Madonna says adopting Malawi boy as hard as childbirth
Despite being criticised by the press, the pop star is confident that she will win permanent custody of three-year-old David.23 May 2008
CANNES - Madonna said Thursday her efforts to adopt a child in Malawi and the ridicule she faced in the press had been as difficult as childbirth, but she was confident of soon winning permanent custody.
The 49-year-old pop star, who was in Cannes with a documentary she produced and wrote about AIDS orphans in the southeast African nation, said she had been bewildered by the criticism and suspicion she faced.
"It was painful and it was a big struggle and I didn't understand it but in the end, I rationalised that, when a woman has a child and goes through natural childbirth, she suffers an enormous amount," she told reporters.
"So I sort of went through my own kind of birthing pains with dealing with the press on my front doorstep accusing me of kidnapping or whatever you want to call it. I had to go through some kind of process and in the end it made me stronger so I can't complain."
A court in Malawi is expected to rule this week on whether Madonna and her British filmmaker husband Guy Ritchie can permanently adopt three-year-old David after an interim custody order was granted 18 months ago.
David was placed in an orphanage after his mother died during childbirth.

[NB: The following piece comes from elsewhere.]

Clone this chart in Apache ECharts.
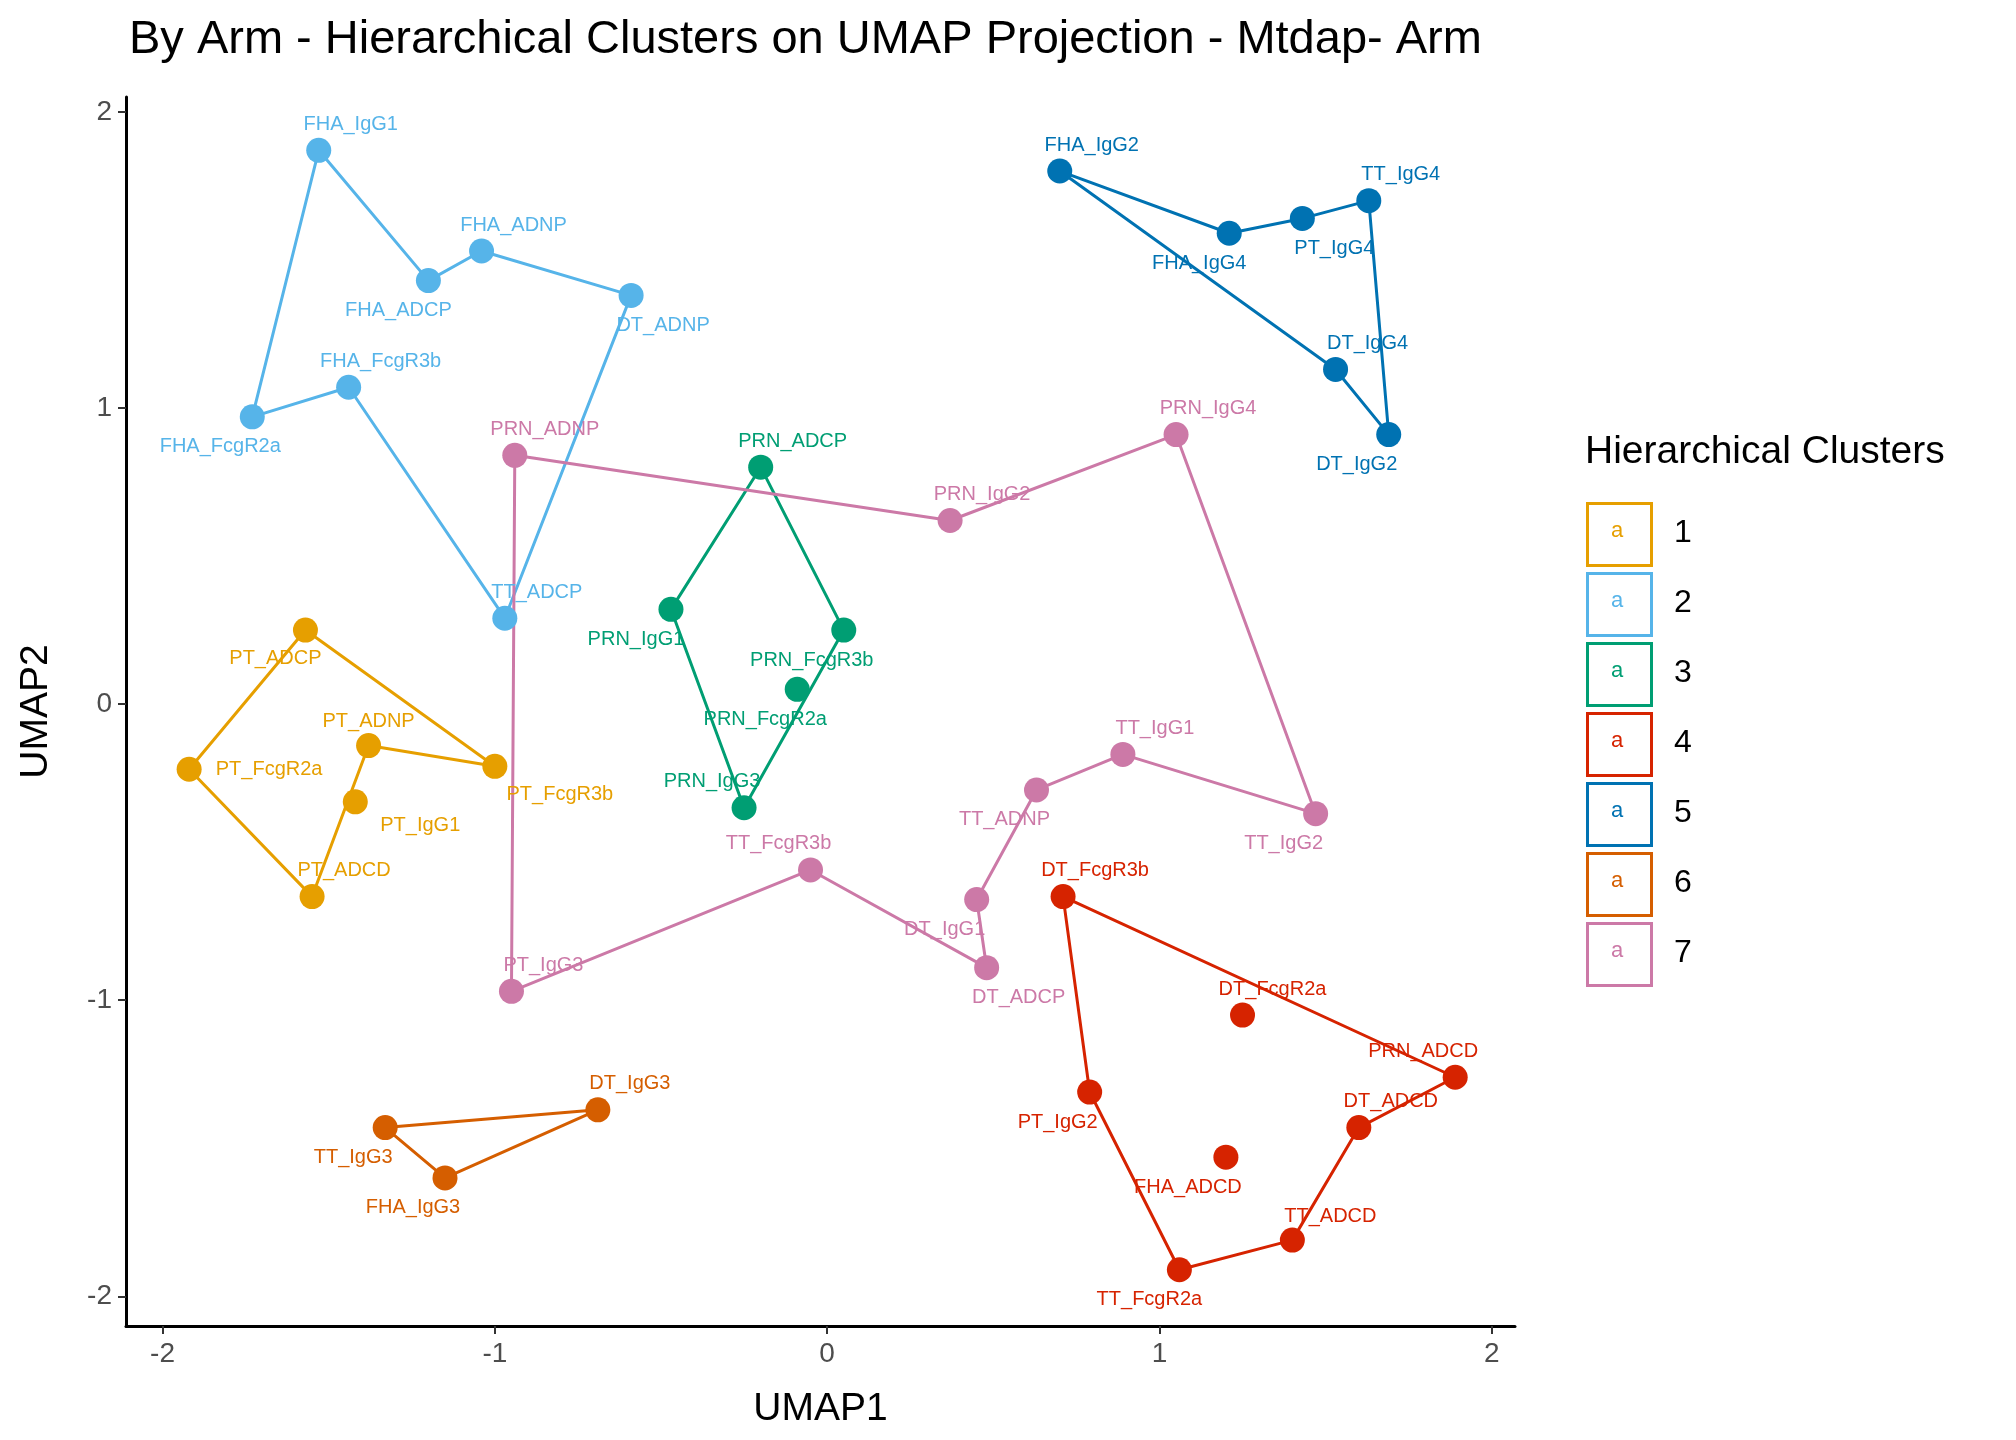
<!DOCTYPE html>
<html>
<head>
<meta charset="utf-8">
<script src="https://cdn.jsdelivr.net/npm/echarts@6/dist/echarts.min.js"></script>
<style>html,body{margin:0;background:#fff}#main{width:2016px;height:1440px}</style>
</head>
<body>
<div id="main"></div>
<script>
var clusterNames = ['1', '2', '3', '4', '5', '6', '7'];
var clusterColors = ['#E69F00', '#56B4E9', '#009E73', '#D62300', '#0072B2', '#D55E00', '#CC79A7'];

// [name, UMAP1, UMAP2] per cluster
var cluster1 = [['PT_ADCP', -1.57, 0.25], ['PT_ADNP', -1.38, -0.14], ['PT_FcgR2a', -1.92, -0.22],
    ['PT_FcgR3b', -1.00, -0.21], ['PT_IgG1', -1.42, -0.33], ['PT_ADCD', -1.55, -0.65]];
var cluster2 = [['FHA_IgG1', -1.53, 1.87], ['FHA_ADCP', -1.20, 1.43], ['FHA_ADNP', -1.04, 1.53],
    ['DT_ADNP', -0.59, 1.38], ['FHA_FcgR3b', -1.44, 1.07], ['FHA_FcgR2a', -1.73, 0.97], ['TT_ADCP', -0.97, 0.29]];
var cluster3 = [['PRN_ADCP', -0.20, 0.80], ['PRN_FcgR3b', 0.05, 0.25], ['PRN_FcgR2a', -0.09, 0.05],
    ['PRN_IgG1', -0.47, 0.32], ['PRN_IgG3', -0.25, -0.35]];
var cluster4 = [['DT_FcgR3b', 0.71, -0.65], ['DT_FcgR2a', 1.25, -1.05], ['PRN_ADCD', 1.89, -1.26],
    ['DT_ADCD', 1.60, -1.43], ['PT_IgG2', 0.79, -1.31], ['FHA_ADCD', 1.20, -1.53],
    ['TT_ADCD', 1.40, -1.81], ['TT_FcgR2a', 1.06, -1.91]];
var cluster5 = [['FHA_IgG2', 0.70, 1.80], ['FHA_IgG4', 1.21, 1.59], ['PT_IgG4', 1.43, 1.64],
    ['TT_IgG4', 1.63, 1.70], ['DT_IgG4', 1.53, 1.13], ['DT_IgG2', 1.69, 0.91]];
var cluster6 = [['DT_IgG3', -0.69, -1.37], ['TT_IgG3', -1.33, -1.43], ['FHA_IgG3', -1.15, -1.60]];
var cluster7 = [['PRN_ADNP', -0.94, 0.84], ['PRN_IgG2', 0.37, 0.62], ['PRN_IgG4', 1.05, 0.91],
    ['TT_IgG2', 1.47, -0.37], ['TT_IgG1', 0.89, -0.17], ['TT_ADNP', 0.63, -0.29],
    ['DT_IgG1', 0.45, -0.66], ['DT_ADCP', 0.48, -0.89], ['TT_FcgR3b', -0.05, -0.56], ['PT_IgG3', -0.95, -0.97]];
var clusters = [cluster1, cluster2, cluster3, cluster4, cluster5, cluster6, cluster7];

// outline order (point names)
var outlines = [
    ['PT_ADCP', 'PT_FcgR3b', 'PT_ADNP', 'PT_ADCD', 'PT_FcgR2a', 'PT_ADCP'],
    ['FHA_IgG1', 'FHA_ADCP', 'FHA_ADNP', 'DT_ADNP', 'TT_ADCP', 'FHA_FcgR3b', 'FHA_FcgR2a', 'FHA_IgG1'],
    ['PRN_ADCP', 'PRN_FcgR3b', 'PRN_IgG3', 'PRN_IgG1', 'PRN_ADCP'],
    ['DT_FcgR3b', 'PRN_ADCD', 'DT_ADCD', 'TT_ADCD', 'TT_FcgR2a', 'PT_IgG2', 'DT_FcgR3b'],
    ['FHA_IgG2', 'FHA_IgG4', 'PT_IgG4', 'TT_IgG4', 'DT_IgG2', 'DT_IgG4', 'FHA_IgG2'],
    ['DT_IgG3', 'TT_IgG3', 'FHA_IgG3', 'DT_IgG3'],
    ['PRN_ADNP', 'PRN_IgG2', 'PRN_IgG4', 'TT_IgG2', 'TT_IgG1', 'TT_ADNP', 'DT_IgG1', 'DT_ADCP', 'TT_FcgR3b', 'PT_IgG3', 'PRN_ADNP']
];

var tickValues = [-2, -1, 0, 1, 2];

// label offsets [dx, dy] (repel-like placement)
var labelOffset = {
    PT_ADCP: [-30, 28], PT_ADNP: [0, -24], PT_FcgR2a: [80, 0], PT_FcgR3b: [65, 28], PT_IgG1: [65, 24], PT_ADCD: [32, -26],
    FHA_IgG1: [32, -26], FHA_ADCP: [-30, 30], FHA_ADNP: [32, -26], DT_ADNP: [32, 30], FHA_FcgR3b: [32, -26],
    FHA_FcgR2a: [-32, 30], TT_ADCP: [32, -26],
    PRN_ADCP: [32, -26], PRN_FcgR3b: [-32, 30], PRN_FcgR2a: [-32, 30], PRN_IgG1: [-35, 30], PRN_IgG3: [-32, -26],
    DT_FcgR3b: [32, -26], DT_FcgR2a: [30, -26], PRN_ADCD: [-32, -26], DT_ADCD: [32, -26], PT_IgG2: [-32, 30],
    FHA_ADCD: [-38, 30], TT_ADCD: [38, -24], TT_FcgR2a: [-30, 30],
    FHA_IgG2: [32, -26], FHA_IgG4: [-30, 30], PT_IgG4: [32, 30], TT_IgG4: [32, -26], DT_IgG4: [32, -26], DT_IgG2: [-32, 30],
    DT_IgG3: [32, -26], TT_IgG3: [-32, 30], FHA_IgG3: [-32, 30],
    PRN_ADNP: [30, -26], PRN_IgG2: [32, -26], PRN_IgG4: [32, -26], TT_IgG2: [-32, 30], TT_IgG1: [32, -26],
    TT_ADNP: [-32, 30], DT_IgG1: [-32, 30], DT_ADCP: [32, 30], TT_FcgR3b: [-32, -26], PT_IgG3: [32, -26]
};

var series = [];
clusters.forEach(function (pts, i) {
    var lookup = {};
    pts.forEach(function (p) { lookup[p[0]] = [p[1], p[2]]; });
    series.push({
        name: clusterNames[i], type: 'line', silent: true, symbol: 'none',
        data: outlines[i].map(function (n) { return lookup[n]; }),
        lineStyle: { color: clusterColors[i], width: 3 }, z: 2
    });
    series.push({
        name: clusterNames[i], type: 'scatter', symbolSize: 25,
        itemStyle: { color: clusterColors[i], opacity: 1 },
        data: pts.map(function (p) {
            var o = labelOffset[p[0]] || [0, -26];
            return { name: p[0], value: [p[1], p[2]], label: { offset: o } };
        }),
        label: {
            show: true, position: 'inside', formatter: '{b}', color: clusterColors[i],
            fontSize: 20, fontFamily: 'Liberation Sans'
        }, z: 3
    });
});

// legend keys: outlined boxes with an "a"
var legendGraphic = [{
    type: 'text', left: 1585, top: 433,
    style: { text: 'Hierarchical Clusters', fontSize: 39, fill: '#000', fontFamily: 'Liberation Sans' }
}];
clusterNames.forEach(function (n, i) {
    var top = 502 + i * 70;
    legendGraphic.push({
        type: 'rect', left: 1586, top: top,
        shape: { width: 64, height: 62 },
        style: { fill: '#fff', stroke: clusterColors[i], lineWidth: 3 }
    });
    legendGraphic.push({
        type: 'text', left: 1611, top: top + 18,
        style: { text: 'a', fontSize: 22, fill: clusterColors[i], fontFamily: 'Liberation Sans' }
    });
    legendGraphic.push({
        type: 'text', left: 1674, top: top + 15,
        style: { text: n, fontSize: 32, fill: '#000', fontFamily: 'Liberation Sans' }
    });
});

var myChart = echarts.init(document.getElementById('main'));
var option = {
    backgroundColor: '#fff',
    animation: false,
    textStyle: { fontFamily: 'Liberation Sans' },
    title: {
        text: 'By Arm - Hierarchical Clusters on UMAP Projection - Mtdap- Arm',
        left: 124, top: 12,
        textStyle: { fontSize: 47, fontWeight: 'normal', color: '#000' }
    },
    legend: { show: false },
    graphic: legendGraphic,
    grid: { left: 126, right: 501, top: 97, bottom: 114 },
    xAxis: {
        type: 'value', min: -2.11, max: 2.07,
        name: 'UMAP1', nameLocation: 'middle', nameGap: 64,
        nameTextStyle: { fontSize: 39, color: '#000' },
        splitLine: { show: false },
        axisLine: { onZero: false, lineStyle: { color: '#000', width: 3 } },
        axisTick: { show: true, customValues: tickValues, length: 8, lineStyle: { color: '#333', width: 2 } },
        axisLabel: { customValues: tickValues, fontSize: 28, color: '#4d4d4d', margin: 14 }
    },
    yAxis: {
        type: 'value', min: -2.1, max: 2.05,
        name: 'UMAP2', nameLocation: 'middle', nameGap: 70,
        nameTextStyle: { fontSize: 39, color: '#000' },
        splitLine: { show: false },
        axisLine: { show: true, onZero: false, lineStyle: { color: '#000', width: 3 } },
        axisTick: { show: true, customValues: tickValues, length: 8, lineStyle: { color: '#333', width: 2 } },
        axisLabel: { customValues: tickValues, fontSize: 28, color: '#4d4d4d', margin: 14 }
    },
    series: series
};
myChart.setOption(option);
</script>
</body>
</html>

Madonna said Thursday that the woman had died of AIDS and that David's biological father, who is still alive, had dropped his initial objections and formally approved of the adoption so his son could avoid a life of poverty.
More than half of Malawi's population lives on less than a dollar a day and the country is one of the world's worst affected by AIDS with about 14 percent of its 12 million people infected with HIV, the virus that causes the disease.
Madonna meanwhile is the world's highest paid female singer. Having given birth to a daughter, Lourdes, and a son, Rocco, she was won over by tiny David on a visit to an AIDS orphanage in October 2006.
But critics have accused her of using her vast wealth to fast-track the adoption process, a charge she has vigorously denied.
And although widely praised for her charity work in Malawi, the adoption case also triggered a storm of protest there.
Madonna said the absence of laws in Malawi allowing for international adoptions meant hers became a test case.
"I'm happy to be the guinea pig," she said.
Madonna's film, "I Am Because We Are" tells the wrenching story of a generation of children left to fend for themselves after AIDS robs them of their parents.
It includes interviews with high-profile activists including former US president Bill Clinton and South African Nobel laureate Desmond Tutu, spliced between images of grinding poverty, ailing AIDS patients and the terror experienced by children suddenly left alone.
Its optimistic ending focuses on charity groups working to ensure medical care, education and guidance for the children and ways viewers can help.
The picture was directed by Nathan Rissman, an amateur filmmaker who had previously worked for Madonna and Ritchie as a gardener and babysitter.
Despite Rissman's lack of experience, the film has won critical praise for its searing images and tightly edited interviews and has been sold in several territories.
"I'm hoping the whole world sees it," said Madonna, who premiered her first feature film, a comedy set in London, to mixed reviews in Berlin in February.
Madonna said the death of her own mother when she was only six had been a factor in leading her to tell the story of the more than one million AIDS orphans in Malawi.
The film's title comes from an African adage about individuals' connection to their communities and the world.
It is showing on the sidelines of the Cannes film festival, which wraps up on Sunday.